Even though he was only ranked No 101 in the world, “Richie” arrived at Monte-Carlo with more confidence than he ever had, having claimed back-to-back ATP Challenger titles in Barletta and Napoli. In his first two rounds, he defeated two Spanish clay-court specialists, Guillermo Garcia-Lopez (6-2, 6-0) and Felix Mantilla (7-5, 6-1). In the third round, he eliminated Nikolay Davydenko, world No 16 (4-6, 7-5, 6-2), to set up a quarter-final clash with world No 1 Roger Federer, who seemed almost unbeatable at the time.
On the day of Prince Rainier’s funeral, although the Swiss started with an early break, it soon appeared that the young Frenchman had the skills to challenge him. Soon, the Monte-Carlo crowd watched with amazement as the youngster pushed Federer into a tiebreak, with his exquisite down-the-line backhands and spectacular volleys. However, when the world No 1 easily won the tiebreak, 7-1, the spectators probably thought that Gasquet had fought bravely, but had probably missed his opportunity.
The Frenchman, however, started the second set even more aggressively, and, to the general astonishment of the crowd, outplayed the Swiss (6-2) before taking a 5-3 lead in the decider. At 5-3, Gasquet obtained a first match point, but he blew it by missing a forehand volley, and he saw Federer clawing his way back. In the deciding tiebreak, the world No 1 obtained three match points, at 6-5, 7-6, and 8-7, but he failed to finish off. Two points later, thanks to an amazing backhand passing shot, Gasquet converted his second match point to become the second player in 2005 to defeat the great Federer.
“He played great in the second and the beginning of the third,” Federer said, according to The New York Times. “He really played into this zone where you had the feeling there was no more you could do. That’s a bit how I felt, but I will have to play him more often to see how consistent he is, but he definitely played a great match today.”
Fifteen years later, Gasquet would recall this match, for Eurosport:
“I was a little apprehensive [at the start]. Deep down I was thinking: “Maybe he’s going to kick my ass”. Of course, I had a lot of respect, but as soon as the match started, he was an opponent like any other. (…) It was the match that made me really famous to the general public, after a difficult 2004 season in which I had struggled to meet the expectations around me.”

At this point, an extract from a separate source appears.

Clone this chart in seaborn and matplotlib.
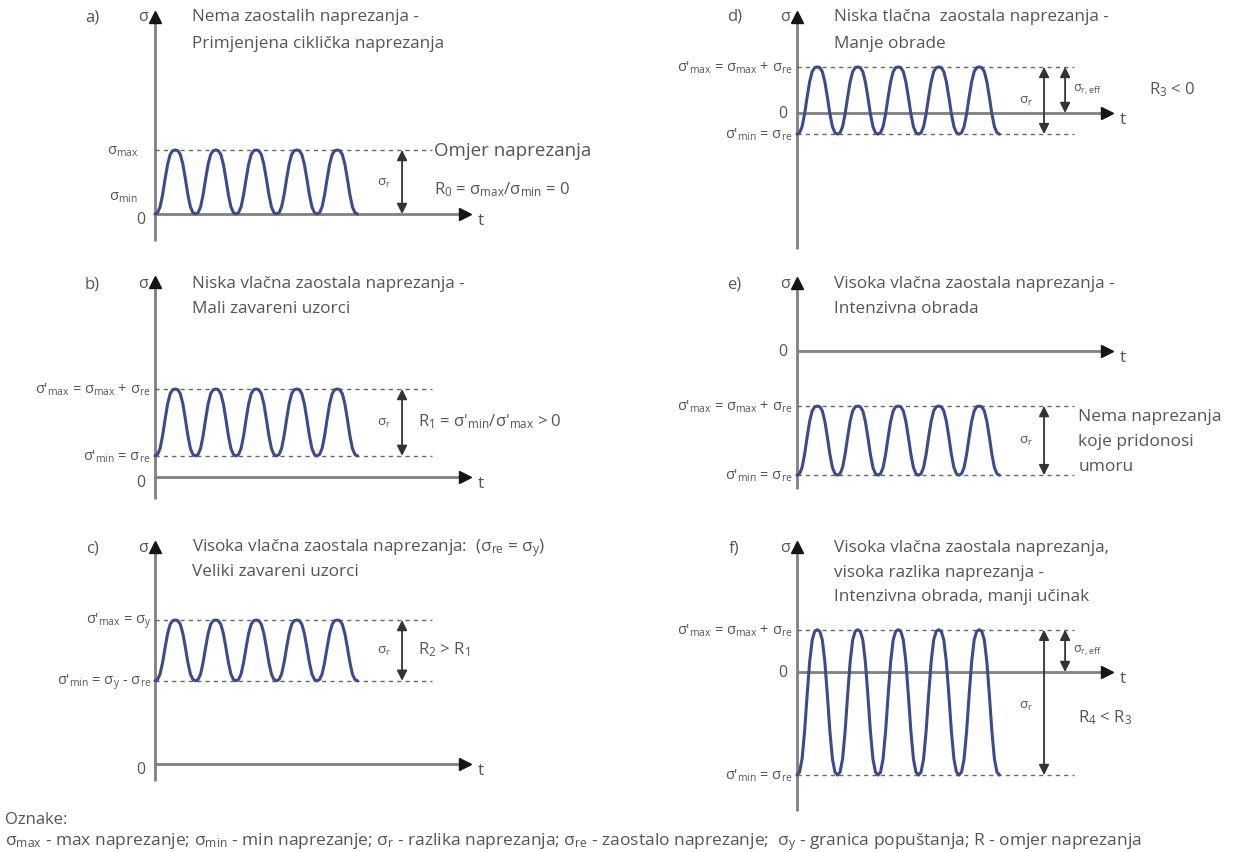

In the semi-finals, Gasquet would face another rising teenage star, Rafael Nadal. After a huge battle, he would be defeated in three sets, 6-7, 6-4, 6-3. A few weeks later, in Hamburg, the young Frenchman would reach his first ATP Masters 1000 final, but this time, Federer would take his revenge, 6-3, 7-5, 7-6. At Roland-Garros, Gasquet would arrive with high expectations, but he would run into Nadal, the future champion, in the third round, and lose in straight sets (6-4, 6-3, 6-2). A few days later, the same Nadal would put an end to Federer’s bid for a first Roland-Garros crown, defeating him in the semi-finals (6-3, 4-6, 6-4, 6-3) and then beat Mariano Puerta in the final (6-7, 6-3, 6-1, 7-5).
Despite his amazing results at such a young age, Gasquet would never be as successful as Federer or Nadal. He would still climb as high as world No 7, claiming 15 titles and reaching the semi-finals in three Grand Slam events, twice at Wimbledon (2007, 2015) and once at the US Open (2013).